As all this was going on, the strike aircraft kept heading toward their targets. Once over, the attack force returned to their home bases.
The next flurry of attacks was conducted by Navy aircraft.
By the end of the day, the Americans had destroyed 11 MiGs, the most ever shot down in a single day. The Navy scored eight of the 11. In addition, the strike packages did a massive amount of damage to their targets.
There has been speculation as to why Lodge did not punch out along with Locher. Retired Colonel Charles DeBellevue was in Oyster Flight that day, and Steve Ritchie was his pilot in Oyster 3.
Bob Lodge was unique among most F-4 pilots. He had a Special Compartmented Intelligence (SCI) security clearance. These clearances were and are held very closely, and it is extraordinary for a combat fighter pilot to have such a clearance.
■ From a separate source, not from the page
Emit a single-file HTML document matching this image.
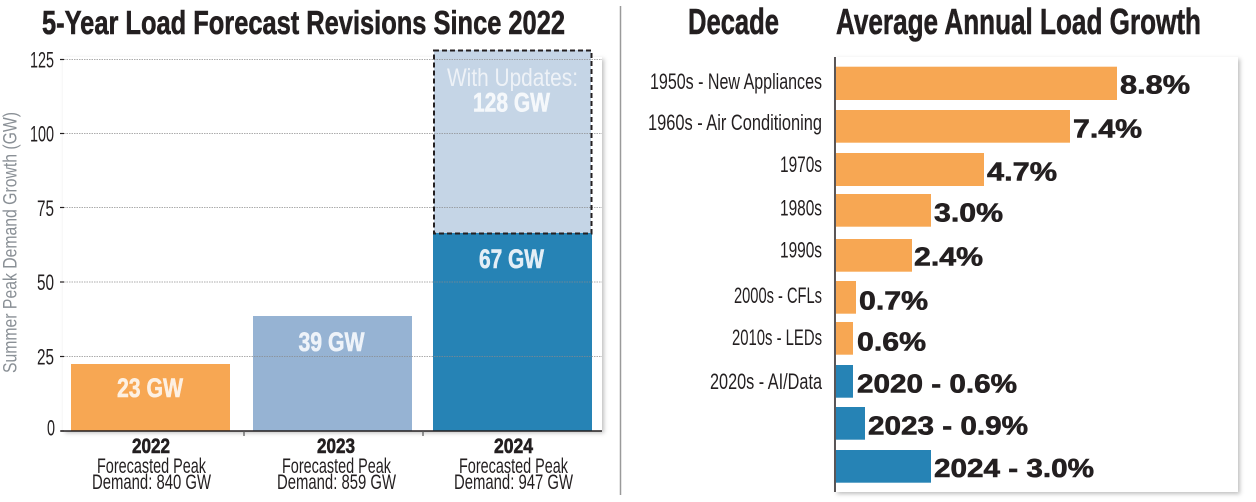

Marshall Michel’s book, Air Combat over North Vietnam 1965-1972, has said Lodge knew of a system called Combat Tree and had its gadget installed in his F-4.
Combat Tree was an identification friend or foe (IFF) interrogator that could interrogate enemy MiG transponders, called QRC-248 or AN/APX-80/81. This meant he could identify a fighter as an enemy long before they had visual contact. A few were installed on F-4D fighters in Lodge’s wing, generally reserved for the flight lead. Michel has said,
“He (Lodge) had been the wing weapons officer at Udorn and the most knowledgeable pilot in the wing about the Combat Tree system.”
Roger Locher, who was rescued 23 days after ejecting, has said he believed Lodge deliberately rode his aircraft to the ground rather than risk being captured and interrogated by the North Vietnamese. Colonel DeBellevue has said,
“In the backseat of an F-4, there’s a handle, if you don’t rotate the handle, the back-seater, when he ejects, goes by himself. Lodge did not want that handle turned, and that was his decision.”
DeBellevue commented that Lodge had used the system to shoot down a MiG-21 in February 1972. He said further,
“When he was not flying and fine-tuning tactics, Bob was guiding counter-air tactics at 7th AF in Saigon and tweaking the systems we used. No one knew more, and he was acutely aware of his extraordinary knowledge.To protect his technical, tactical, and intelligence knowledge, he had long ago decided that if he were shot down in a place where rescue could not be attempted, he would not eject. The risk of capture was too great, and he feared divulging under tortured interrogation secrets that would remove the F-4’s advantages.”
DeBellevue concluded his remarks, saying,
“Bob’s position as the 555th Tactical Fighter Squadron weapons Officer and later at the 432nd Tactical Reconnaissance Wing weapons officer and his MIT engineering education gave him unique knowledge of the Combat Tree system. He was the only person flying combat into North Vietnam who was briefed on, had access to, and knew the Combat Tree system down to an engineering level. Combined with the All-Source Intelligence information he had assess to, he was uniquely equipped as an informed individual whose insights, if exposed to the enemy, could have a devastating effect on the U.S. Air Force and its air war. He knew that he had to protect that knowledge. He chose to do so even at the cost of his own life.”
General Welsh asked his Air Force Academy cadets, “Robert Lodge. Anybody heard of him? I went and looked him up … Robert Lodge is part of your Air Force heritage. Visit the wall. Pick a name. Learn something about who you are.”
This is a good idea for us all. Go to the Vietnam War Memorial in Washington, randomly pick a few names, look them up, and “learn something about who you are.”